Concept designs by Birmingham architects Kinetic AIU, revealed last night as winners of a competition to master-plan the site, include 11 wind turbines - ten along the canalside and another incorporated into a tall building which would greet train passengers arriving from London.
The turbines are one possible way of generating energy on-site as part of plans by developers ISIS to deliver a carbon-neutral development.
The scheme could also make a start on liberating the River Rea from the brick culvert which has constrained it for over a century. On one side the wall would be replaced by a stepped series of grassed terraces designed to accommodate flooding.
Warwick Bar is probably the most important surviving Victorian industrial canalside location in the city. The 1.9 hectare (4.56 acre) site is bounded on one side by Fazeley Street, on two by canals and on the fourth by the River Rea.
There are three nationallylisted and one locally-listed buildings on the site, and the land across the canal includes the only area of wilderness in the city centre, providing an important resource for wildlife.

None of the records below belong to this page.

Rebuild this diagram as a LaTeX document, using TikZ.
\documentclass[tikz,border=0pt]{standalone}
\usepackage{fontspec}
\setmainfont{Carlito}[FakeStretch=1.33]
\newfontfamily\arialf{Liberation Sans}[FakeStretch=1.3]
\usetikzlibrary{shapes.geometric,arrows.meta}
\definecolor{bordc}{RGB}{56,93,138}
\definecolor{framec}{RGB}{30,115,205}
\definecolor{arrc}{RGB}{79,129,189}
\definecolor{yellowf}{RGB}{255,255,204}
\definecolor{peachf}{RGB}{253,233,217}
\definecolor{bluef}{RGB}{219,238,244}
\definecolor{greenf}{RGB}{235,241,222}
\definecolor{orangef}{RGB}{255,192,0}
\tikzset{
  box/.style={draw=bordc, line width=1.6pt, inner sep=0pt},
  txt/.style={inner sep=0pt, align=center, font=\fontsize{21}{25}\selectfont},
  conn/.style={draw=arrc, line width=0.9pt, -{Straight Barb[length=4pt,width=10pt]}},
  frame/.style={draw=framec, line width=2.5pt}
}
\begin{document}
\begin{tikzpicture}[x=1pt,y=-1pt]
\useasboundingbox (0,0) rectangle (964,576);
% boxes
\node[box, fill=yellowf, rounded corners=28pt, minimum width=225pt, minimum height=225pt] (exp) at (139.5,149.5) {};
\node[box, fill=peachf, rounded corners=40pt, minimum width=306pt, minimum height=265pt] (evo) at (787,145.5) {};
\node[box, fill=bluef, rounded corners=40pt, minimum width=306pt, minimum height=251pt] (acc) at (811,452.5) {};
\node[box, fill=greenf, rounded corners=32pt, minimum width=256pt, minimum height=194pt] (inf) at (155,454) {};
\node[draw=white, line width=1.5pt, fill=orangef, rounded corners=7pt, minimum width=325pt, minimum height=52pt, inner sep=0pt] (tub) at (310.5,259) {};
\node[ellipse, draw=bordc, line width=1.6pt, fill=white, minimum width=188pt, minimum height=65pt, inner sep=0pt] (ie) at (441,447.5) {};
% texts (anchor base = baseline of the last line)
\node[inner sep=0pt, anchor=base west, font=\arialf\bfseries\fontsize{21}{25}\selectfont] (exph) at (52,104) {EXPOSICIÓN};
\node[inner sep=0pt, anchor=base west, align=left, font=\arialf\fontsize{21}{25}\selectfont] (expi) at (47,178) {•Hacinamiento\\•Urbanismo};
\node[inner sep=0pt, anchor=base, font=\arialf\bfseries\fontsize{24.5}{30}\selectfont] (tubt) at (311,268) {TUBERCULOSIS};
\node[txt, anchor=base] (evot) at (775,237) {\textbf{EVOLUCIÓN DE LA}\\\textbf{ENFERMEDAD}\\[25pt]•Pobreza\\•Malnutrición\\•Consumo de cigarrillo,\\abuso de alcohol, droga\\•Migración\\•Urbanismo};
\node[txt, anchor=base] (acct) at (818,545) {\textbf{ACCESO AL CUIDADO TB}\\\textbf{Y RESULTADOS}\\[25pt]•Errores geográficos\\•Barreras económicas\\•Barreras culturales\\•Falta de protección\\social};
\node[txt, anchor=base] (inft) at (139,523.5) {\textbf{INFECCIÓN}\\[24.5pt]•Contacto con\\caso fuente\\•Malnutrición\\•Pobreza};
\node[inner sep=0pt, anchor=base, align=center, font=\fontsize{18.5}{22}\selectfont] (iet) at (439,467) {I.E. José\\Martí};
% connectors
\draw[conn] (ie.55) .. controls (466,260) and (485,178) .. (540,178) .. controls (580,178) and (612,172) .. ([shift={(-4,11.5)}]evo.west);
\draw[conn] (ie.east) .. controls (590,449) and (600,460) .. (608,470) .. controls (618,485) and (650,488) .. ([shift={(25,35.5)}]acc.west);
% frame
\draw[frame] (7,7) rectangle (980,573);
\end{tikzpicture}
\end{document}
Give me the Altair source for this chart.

Kinetic was selected from a shortlist of seven in a competition organised by regional architecture centre MADE ( Midlands Architecture Design Environment) on behalf of ISIS, a specialist waterside regeneration company linked to British Waterways. MADE has just relocated to a listed 1840s building at Warwick Bar.
The shortlisted practices, taken from 45 submissions, included firms from Denmark and Holland.
ISIS regeneration director Mike Finkill said: "As a developer we have a sustainability charter and have selected Warwick Bar as an exemplar and a test-bed. That is why we are working closely with colleagues at Birmingham City Council and the Eastside Sustainability Advisory Group."